— Start —

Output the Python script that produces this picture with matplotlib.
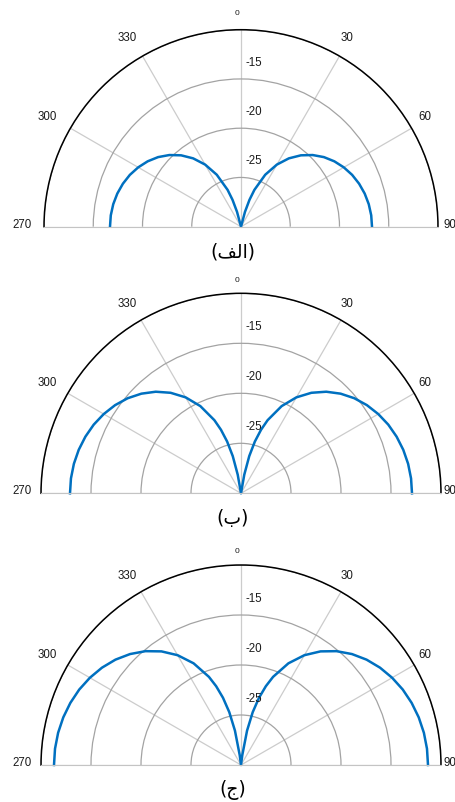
import numpy as np
import matplotlib
matplotlib.use('Agg')
import matplotlib.pyplot as plt

plt.rcParams['font.family'] = ['Liberation Sans', 'DejaVu Sans']

# angles of one lobe (deg), the other lobe is the mirror image (270..360)
angles = [0, 2.5, 5, 7.5, 10, 12.5, 15, 17.5, 20, 25, 30, 35, 40, 45,
          50, 55, 60, 65, 70, 75, 80, 85, 90]

# pattern values (dB)
vals_a = [-30, -30, -30, -30, -30, -30, -28.44, -27.14, -26.02, -24.18, -22.72,
          -21.53, -20.54, -19.71, -19.01, -18.43, -17.95, -17.55, -17.24, -17.00,
          -16.83, -16.73, -16.70]
vals_b = [-30, -30, -30, -30, -28.11, -26.19, -24.64, -23.34, -22.22, -20.38, -18.92,
          -17.73, -16.74, -15.91, -15.21, -14.63, -14.15, -13.75, -13.44, -13.20,
          -13.03, -12.93, -12.90]
vals_c = [-30, -30, -30, -28.99, -26.51, -24.59, -23.04, -21.74, -20.62, -18.78, -17.32,
          -16.13, -15.14, -14.31, -13.61, -13.03, -12.55, -12.15, -11.84, -11.60,
          -11.43, -11.33, -11.30]

r_ticks = [-25, -20, -15]
theta_ticks = [-90, -60, -30, 0, 30, 60, 90]
theta_labels = ['270', '300', '330', '0', '30', '60', '90']

# captions: Persian letters, written in visual order with presentation forms
# because matplotlib does no Arabic shaping
captions = ['(\ufed2\ufedf\ufe8d)', '(\u0628)', '(\u062c)']

W, H = 455, 803
# centre x, centre y (from top), radius (pixels)
panels = [(241, 227.7, 197), (241, 494.3, 200), (241, 766, 200)]
# label offsets from the centre in pixels
lab_off = {'270': (-219, 3), '300': (-194, 111), '330': (-114, 190), '0': (-4, 214),
           '30': (106, 190), '60': (184, 111), '90': (209, 3)}

fig = plt.figure(figsize=(W / 100, H / 100), dpi=100)
axes = []

for (cx, cy, rad), vals, cap in zip(panels, [vals_a, vals_b, vals_c], captions):
    ax = fig.add_axes([0.1, 0.1, 0.8, 0.3], projection='polar')
    ax.set_theta_zero_location('N')
    ax.set_theta_direction(-1)
    ax.set_thetamin(-90)
    ax.set_thetamax(90)
    ax.set_ylim(-30, -10)

    ax.set_xticks(np.deg2rad(theta_ticks))
    ax.set_xticklabels([])
    ax.set_yticks(r_ticks + [-10])
    ax.set_yticklabels([])
    ax.tick_params(length=0)
    ax.xaxis.grid(True, color='#cccccc', lw=0.9)
    ax.yaxis.grid(True, color='#a3a3a3', lw=0.9)
    ax.spines['polar'].set_color('black')
    ax.spines['polar'].set_linewidth(1.1)
    ax.spines['start'].set_color('#c4c4c4')
    ax.spines['end'].set_color('#c4c4c4')

    th = np.deg2rad(angles)
    v = np.array(vals)
    ax.plot(np.concatenate([-th[::-1], th]), np.concatenate([v[::-1], v]),
            color='#0070C0', lw=1.8, clip_on=False, solid_joinstyle='round')

    for t in r_ticks:
        ax.annotate(str(t), xy=(0, t), xytext=(4, 17), textcoords='offset pixels',
                    ha='left', va='center', fontsize=8.3, color='#1a1a1a')
    for lab in theta_labels:
        dx, dy = lab_off[lab]
        ax.annotate(lab, xy=(0, -30), xytext=(dx, dy), textcoords='offset pixels',
                    ha='center', va='center', fontsize=6 if lab == '0' else 8.3,
                    color='#1a1a1a', annotation_clip=False)

    fig.text((cx - 8) / W, 1 - (cy + 24) / H, cap, ha='center', va='center',
             fontsize=13.5, family=['DejaVu Sans'])
    axes.append(ax)

# move each polar axes so its centre and radius land where they are in the reference
fig.canvas.draw()
for ax, (cx, cy, rad) in zip(axes, panels):
    x0, y0, w0, h0 = ax.get_position().bounds
    c = ax.transData.transform((0, -30))
    e = ax.transData.transform((np.pi / 2, -10))
    s = rad / (e[0] - c[0])
    fx = (c[0] / W - x0) / w0
    fy = (c[1] / H - y0) / h0
    w, h = w0 * s, h0 * s
    ax.set_position([cx / W - fx * w, (H - cy) / H - fy * h, w, h])

fig.savefig('out.png', dpi=100)
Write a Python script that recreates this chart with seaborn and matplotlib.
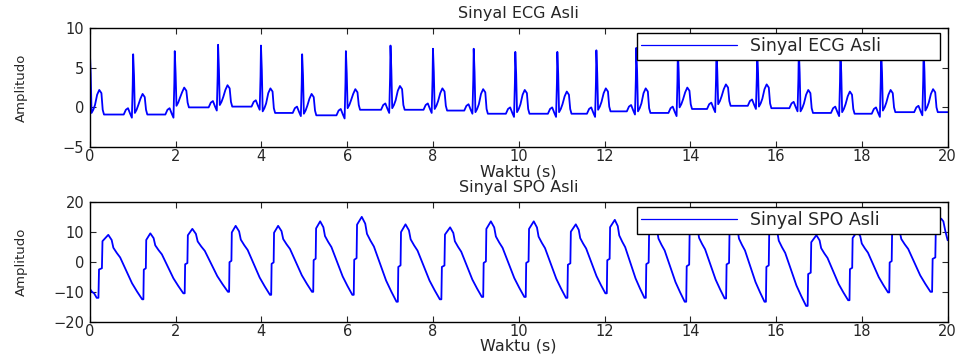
import numpy as np
import pandas as pd
import matplotlib
matplotlib.use("Agg")
import matplotlib.pyplot as plt
import seaborn as sns

# %% Data
# ECG: R-peak times (s), R-peak heights, T-wave heights, baseline after each beat
ecg_r_time = [0.0, 1.01, 1.98, 2.99, 3.99, 4.95, 5.97, 7.01, 8.0, 8.95, 9.92,
              10.9, 11.81, 12.74, 13.71, 14.61, 15.56, 16.53, 17.5, 18.45, 19.44]
ecg_r_amp = [7.1, 6.7, 7.1, 7.9, 7.8, 6.7, 7.1, 7.8, 7.4, 7.4, 7.0,
             7.0, 7.2, 7.5, 7.3, 7.4, 7.2, 7.3, 7.2, 7.3, 7.4]
ecg_t_amp = [2.2, 1.7, 2.5, 2.8, 2.4, 1.7, 2.3, 2.7, 2.4, 2.3, 2.2,
             2.0, 2.4, 2.4, 2.5, 2.9, 2.9, 2.2, 2.0, 2.2, 2.3]
ecg_base = [-0.9, -0.9, 0.0, 0.1, -0.7, -1.0, -0.3, -0.3, -0.4, -0.8, -0.8,
            -0.8, -0.5, -0.7, -0.2, 0.2, -0.1, -0.7, -0.8, -0.6, -0.6]

# beat shape read from one beat: offset from R (s) and level above the baseline
ecg_pre_off = [-0.22, -0.17, -0.12, -0.07, -0.03]
ecg_pre_val = [0.0, 0.6, 0.8, 0.1, -0.4]
ecg_st_off = [0.04, 0.08, 0.12]
ecg_st_val = [0.2, 0.6, 1.2]
ecg_tw_off = [0.17, 0.22, 0.27]      # T wave, relative to T height
ecg_tw_val = [-0.6, 0.0, -0.4]
ecg_end_off = [0.30, 0.33]
ecg_end_val = [0.6, 0.0]

# SPO: trough and peak of every pulse (time s, value)
spo_trough_time = [0.16, 1.22, 2.18, 3.22, 4.2, 5.18, 6.12, 7.15, 8.16, 9.14, 10.13,
                   11.1, 12.02, 12.93, 13.87, 14.8, 15.73, 16.7, 17.68, 18.61, 19.6]
spo_trough_val = [-12.0, -12.5, -10.5, -10.0, -11.0, -10.0, -11.0, -13.3, -12.5, -11.7, -11.7,
                  -12.0, -10.5, -12.0, -13.3, -12.2, -13.3, -14.7, -12.8, -10.2, -10.0]
spo_peak_time = [0.43, 1.41, 2.39, 3.4, 4.39, 5.37, 6.34, 7.36, 8.4, 9.35, 10.35,
                 11.33, 12.24, 13.15, 14.1, 15.03, 15.95, 16.94, 17.89, 18.8, 19.85]
spo_peak_val = [9.0, 9.5, 11.0, 12.0, 12.0, 13.5, 15.0, 12.5, 11.5, 13.5, 13.5,
                12.5, 14.0, 13.0, 13.0, 13.0, 12.5, 8.9, 10.2, 12.0, 14.4]
# pulse shape read from one pulse (fraction of time, fraction of swing)
spo_rise_s = [0.15, 0.2, 0.45, 0.5, 0.75]
spo_rise_f = [0.0, 0.45, 0.47, 0.9, 0.95]
spo_fall_s = [0.1, 0.15, 0.25, 0.35, 0.5, 0.7, 0.85]
spo_fall_f = [0.08, 0.2, 0.28, 0.35, 0.52, 0.75, 0.88]
spo_head_time = [0.0, 0.05, 0.1]
spo_head_val = [-9.0, -10.0, -10.5]
spo_tail_time = [19.9, 19.95, 20.0]
spo_tail_val = [13.5, 10.0, 7.2]

# %% Build the vertex tables
ecg_t, ecg_v = [], []
for i, tr in enumerate(ecg_r_time):
    b, r, a = ecg_base[i], ecg_r_amp[i], ecg_t_amp[i]
    if i > 0:
        bp = ecg_base[i - 1]
        ecg_t += [tr + o for o in ecg_pre_off] + [tr - 0.01]
        ecg_v += [bp + v for v in ecg_pre_val] + [bp + 0.5 * (r - bp)]
    ecg_t += [tr, tr + 0.02]
    ecg_v += [r, 0.6 * r]
    ecg_t += [tr + o for o in ecg_st_off + ecg_tw_off + ecg_end_off]
    ecg_v += [b + v for v in ecg_st_val] + [a + v for v in ecg_tw_val] + [b + v for v in ecg_end_val]
ecg_t.append(20.0)
ecg_v.append(ecg_base[-1])
ecg = pd.DataFrame({"Waktu": ecg_t, "Amplitudo": ecg_v})

spo_t, spo_v = list(spo_head_time), list(spo_head_val)
for i in range(len(spo_trough_time)):
    tt, tv = spo_trough_time[i], spo_trough_val[i]
    tp, pv = spo_peak_time[i], spo_peak_val[i]
    spo_t += [tt] + [tt + s * (tp - tt) for s in spo_rise_s] + [tp]
    spo_v += [tv] + [tv + f * (pv - tv) for f in spo_rise_f] + [pv]
    if i + 1 < len(spo_trough_time):
        tn, nv = spo_trough_time[i + 1], spo_trough_val[i + 1]
        spo_t += [tp + s * (tn - tp) for s in spo_fall_s]
        spo_v += [pv + f * (nv - pv) for f in spo_fall_f]
spo_t += spo_tail_time
spo_v += spo_tail_val
spo = pd.DataFrame({"Waktu": spo_t, "Amplitudo": spo_v})

# %% Plot
sns.set_style("ticks")
plt.rcParams['font.family'] = ['DejaVu Sans']
plt.rcParams['xtick.direction'] = 'in'
plt.rcParams['ytick.direction'] = 'in'

fig = plt.figure(figsize=(9.66, 3.56), dpi=100)
ax1 = fig.add_axes([0.093, 0.587, 0.888, 0.334])
ax2 = fig.add_axes([0.093, 0.096, 0.888, 0.337])

panels = [(ax1, ecg, "Sinyal ECG Asli", (-5, 10), [-5, 0, 5, 10]),
          (ax2, spo, "Sinyal SPO Asli", (-20, 20), [-20, -10, 0, 10, 20])]

for ax, df, name, ylim, yticks in panels:
    sns.lineplot(data=df, x="Waktu", y="Amplitudo", ax=ax, color="#0000ff",
                 lw=1.3, sort=False, estimator=None, label=name)
    ax.set_xlim(0, 20)
    ax.set_ylim(*ylim)
    ax.set_xticks(np.arange(0, 21, 2))
    ax.set_yticks(yticks)
    ax.tick_params(top=True, right=True, length=4, width=0.8, labelsize=10.5)
    ax.tick_params(axis="x", pad=1.5)
    ax.tick_params(axis="y", pad=4)
    for sp in ax.spines.values():
        sp.set_linewidth(1.0)
        sp.set_color("black")
    ax.set_title(name, fontsize=11.5, pad=7)
    ax.set_xlabel("Waktu (s)", fontsize=11.5, labelpad=0)
    ax.set_ylabel("Amplitudo", fontsize=9.5)
    ax.yaxis.set_label_coords(-0.072, 0.5)
    leg = ax.legend(loc="upper left", bbox_to_anchor=(0.6375, 0.0, 0.3535, 0.958),
                    mode="expand", borderaxespad=0, fancybox=False, framealpha=1,
                    edgecolor="black", fontsize=12.5, handlelength=5.5,
                    handletextpad=0.8, borderpad=0.25)
    leg.get_frame().set_linewidth(1.0)
    leg.get_lines()[0].set_linewidth(0.9)

fig.savefig("out.png", dpi=100)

— End —

### WHAT YOU NEED TO DO
Leave out the pictures and repeat the lines from the start of the material through the line with "50, 55, 60, 65, 70, 75, 80, 85, 90]", inclusive.

### FULL RESPONSE
Output the Python script that produces this picture with matplotlib.
import numpy as np
import matplotlib
matplotlib.use('Agg')
import matplotlib.pyplot as plt

plt.rcParams['font.family'] = ['Liberation Sans', 'DejaVu Sans']

# angles of one lobe (deg), the other lobe is the mirror image (270..360)
angles = [0, 2.5, 5, 7.5, 10, 12.5, 15, 17.5, 20, 25, 30, 35, 40, 45,
          50, 55, 60, 65, 70, 75, 80, 85, 90]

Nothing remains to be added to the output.